* _Provided records_
::::::

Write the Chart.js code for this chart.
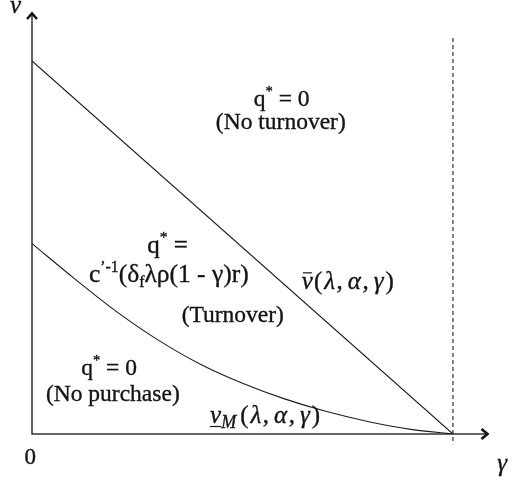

::::::

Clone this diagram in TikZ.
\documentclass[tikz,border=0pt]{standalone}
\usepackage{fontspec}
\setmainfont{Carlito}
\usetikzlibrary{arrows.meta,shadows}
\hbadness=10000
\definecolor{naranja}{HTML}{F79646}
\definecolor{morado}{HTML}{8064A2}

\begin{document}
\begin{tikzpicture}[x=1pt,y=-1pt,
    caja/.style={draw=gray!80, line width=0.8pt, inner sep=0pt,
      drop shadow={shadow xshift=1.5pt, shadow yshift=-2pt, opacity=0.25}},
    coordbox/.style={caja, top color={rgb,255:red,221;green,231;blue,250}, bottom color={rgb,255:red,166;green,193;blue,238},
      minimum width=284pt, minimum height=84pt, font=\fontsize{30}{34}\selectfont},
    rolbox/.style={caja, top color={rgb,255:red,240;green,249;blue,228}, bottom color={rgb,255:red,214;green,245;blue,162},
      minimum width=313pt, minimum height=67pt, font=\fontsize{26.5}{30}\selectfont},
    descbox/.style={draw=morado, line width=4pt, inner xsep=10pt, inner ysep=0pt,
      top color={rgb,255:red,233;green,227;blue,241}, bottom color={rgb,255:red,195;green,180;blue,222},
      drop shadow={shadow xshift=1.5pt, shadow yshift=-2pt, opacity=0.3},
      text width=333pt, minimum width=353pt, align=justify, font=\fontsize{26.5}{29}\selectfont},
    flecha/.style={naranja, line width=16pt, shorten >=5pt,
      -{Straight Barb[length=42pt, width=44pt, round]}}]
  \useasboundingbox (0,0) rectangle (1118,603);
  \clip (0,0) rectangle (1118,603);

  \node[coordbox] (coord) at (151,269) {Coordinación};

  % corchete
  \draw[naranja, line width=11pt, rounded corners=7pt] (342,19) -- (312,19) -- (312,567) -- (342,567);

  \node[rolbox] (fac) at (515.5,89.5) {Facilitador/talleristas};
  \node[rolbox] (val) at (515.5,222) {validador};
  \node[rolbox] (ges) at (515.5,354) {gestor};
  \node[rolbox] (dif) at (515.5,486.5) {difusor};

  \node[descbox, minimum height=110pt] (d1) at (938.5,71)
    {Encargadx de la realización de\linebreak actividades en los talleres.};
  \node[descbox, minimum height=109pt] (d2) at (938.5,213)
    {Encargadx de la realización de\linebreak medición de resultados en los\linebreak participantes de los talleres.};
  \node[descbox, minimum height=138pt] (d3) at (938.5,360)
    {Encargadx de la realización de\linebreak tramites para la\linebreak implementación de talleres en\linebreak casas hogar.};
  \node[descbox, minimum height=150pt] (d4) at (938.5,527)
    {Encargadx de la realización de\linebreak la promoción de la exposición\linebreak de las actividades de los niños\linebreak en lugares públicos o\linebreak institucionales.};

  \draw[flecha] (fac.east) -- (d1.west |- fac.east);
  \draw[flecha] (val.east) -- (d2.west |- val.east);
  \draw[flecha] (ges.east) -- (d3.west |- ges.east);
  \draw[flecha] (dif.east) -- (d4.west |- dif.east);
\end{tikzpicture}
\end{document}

::::::

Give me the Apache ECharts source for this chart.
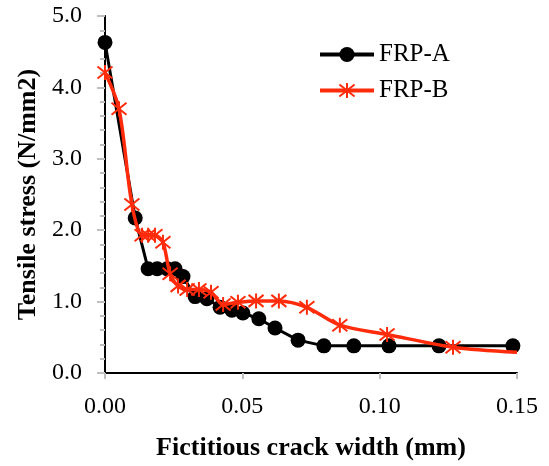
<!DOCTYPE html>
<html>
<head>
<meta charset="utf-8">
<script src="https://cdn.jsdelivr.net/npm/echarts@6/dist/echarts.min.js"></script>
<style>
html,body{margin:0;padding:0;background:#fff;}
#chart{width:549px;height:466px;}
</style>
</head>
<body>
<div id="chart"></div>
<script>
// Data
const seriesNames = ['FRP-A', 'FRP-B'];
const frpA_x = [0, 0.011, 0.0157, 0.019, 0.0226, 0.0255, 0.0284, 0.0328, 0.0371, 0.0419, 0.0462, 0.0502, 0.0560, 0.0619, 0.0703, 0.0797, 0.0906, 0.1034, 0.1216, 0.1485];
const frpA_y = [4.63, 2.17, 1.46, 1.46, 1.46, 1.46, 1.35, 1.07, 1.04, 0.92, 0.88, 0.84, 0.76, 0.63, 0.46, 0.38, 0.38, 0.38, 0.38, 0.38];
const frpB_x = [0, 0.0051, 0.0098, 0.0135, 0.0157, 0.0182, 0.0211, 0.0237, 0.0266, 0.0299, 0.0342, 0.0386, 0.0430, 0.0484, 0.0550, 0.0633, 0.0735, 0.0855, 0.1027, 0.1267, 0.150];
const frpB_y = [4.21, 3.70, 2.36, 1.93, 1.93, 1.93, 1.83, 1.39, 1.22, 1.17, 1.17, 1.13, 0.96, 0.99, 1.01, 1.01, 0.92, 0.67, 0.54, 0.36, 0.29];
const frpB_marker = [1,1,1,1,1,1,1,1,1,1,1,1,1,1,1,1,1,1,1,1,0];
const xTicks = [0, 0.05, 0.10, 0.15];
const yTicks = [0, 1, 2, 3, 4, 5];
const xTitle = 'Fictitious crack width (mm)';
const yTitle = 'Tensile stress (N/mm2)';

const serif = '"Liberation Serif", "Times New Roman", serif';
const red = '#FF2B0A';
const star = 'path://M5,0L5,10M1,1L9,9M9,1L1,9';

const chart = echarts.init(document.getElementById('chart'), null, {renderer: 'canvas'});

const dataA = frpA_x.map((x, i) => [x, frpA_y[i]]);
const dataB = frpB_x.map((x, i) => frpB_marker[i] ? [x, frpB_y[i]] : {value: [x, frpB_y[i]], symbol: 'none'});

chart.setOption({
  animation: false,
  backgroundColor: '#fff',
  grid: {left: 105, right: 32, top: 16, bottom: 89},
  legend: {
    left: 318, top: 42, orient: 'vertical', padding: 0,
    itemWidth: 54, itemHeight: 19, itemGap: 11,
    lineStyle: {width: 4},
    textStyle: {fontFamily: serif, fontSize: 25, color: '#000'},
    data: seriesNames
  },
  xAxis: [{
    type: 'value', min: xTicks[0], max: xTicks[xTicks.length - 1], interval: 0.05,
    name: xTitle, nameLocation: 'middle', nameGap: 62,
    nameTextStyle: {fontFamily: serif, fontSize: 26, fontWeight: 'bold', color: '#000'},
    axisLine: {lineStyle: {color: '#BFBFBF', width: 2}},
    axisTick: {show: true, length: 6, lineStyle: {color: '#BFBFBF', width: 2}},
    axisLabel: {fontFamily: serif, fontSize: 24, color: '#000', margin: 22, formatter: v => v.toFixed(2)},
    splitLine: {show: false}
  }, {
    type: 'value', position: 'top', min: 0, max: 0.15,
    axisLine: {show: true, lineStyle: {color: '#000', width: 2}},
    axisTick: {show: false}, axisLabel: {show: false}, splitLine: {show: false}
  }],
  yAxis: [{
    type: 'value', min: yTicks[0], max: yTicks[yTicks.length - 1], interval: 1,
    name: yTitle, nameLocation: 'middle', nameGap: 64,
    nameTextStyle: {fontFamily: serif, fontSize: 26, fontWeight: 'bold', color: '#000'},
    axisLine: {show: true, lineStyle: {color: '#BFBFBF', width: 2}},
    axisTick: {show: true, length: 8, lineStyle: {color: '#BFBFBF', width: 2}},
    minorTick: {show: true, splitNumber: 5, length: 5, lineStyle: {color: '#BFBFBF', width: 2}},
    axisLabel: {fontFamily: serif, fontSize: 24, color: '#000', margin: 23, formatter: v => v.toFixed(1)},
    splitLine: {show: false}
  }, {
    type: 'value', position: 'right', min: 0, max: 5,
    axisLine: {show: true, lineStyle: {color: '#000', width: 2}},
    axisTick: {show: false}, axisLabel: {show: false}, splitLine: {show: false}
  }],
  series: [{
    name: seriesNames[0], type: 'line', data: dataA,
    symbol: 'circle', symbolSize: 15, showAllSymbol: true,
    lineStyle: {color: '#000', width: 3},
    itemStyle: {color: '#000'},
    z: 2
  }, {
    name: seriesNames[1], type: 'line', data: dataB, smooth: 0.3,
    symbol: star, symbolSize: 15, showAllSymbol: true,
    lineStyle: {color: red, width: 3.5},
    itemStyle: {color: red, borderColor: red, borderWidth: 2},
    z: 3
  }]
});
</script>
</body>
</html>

::::::

* _Given problem_
Pull every line containing the word "this" out of the material and copy it.

* _Written response_
Write the Chart.js code for this chart.
Clone this diagram in TikZ.
Give me the Apache ECharts source for this chart.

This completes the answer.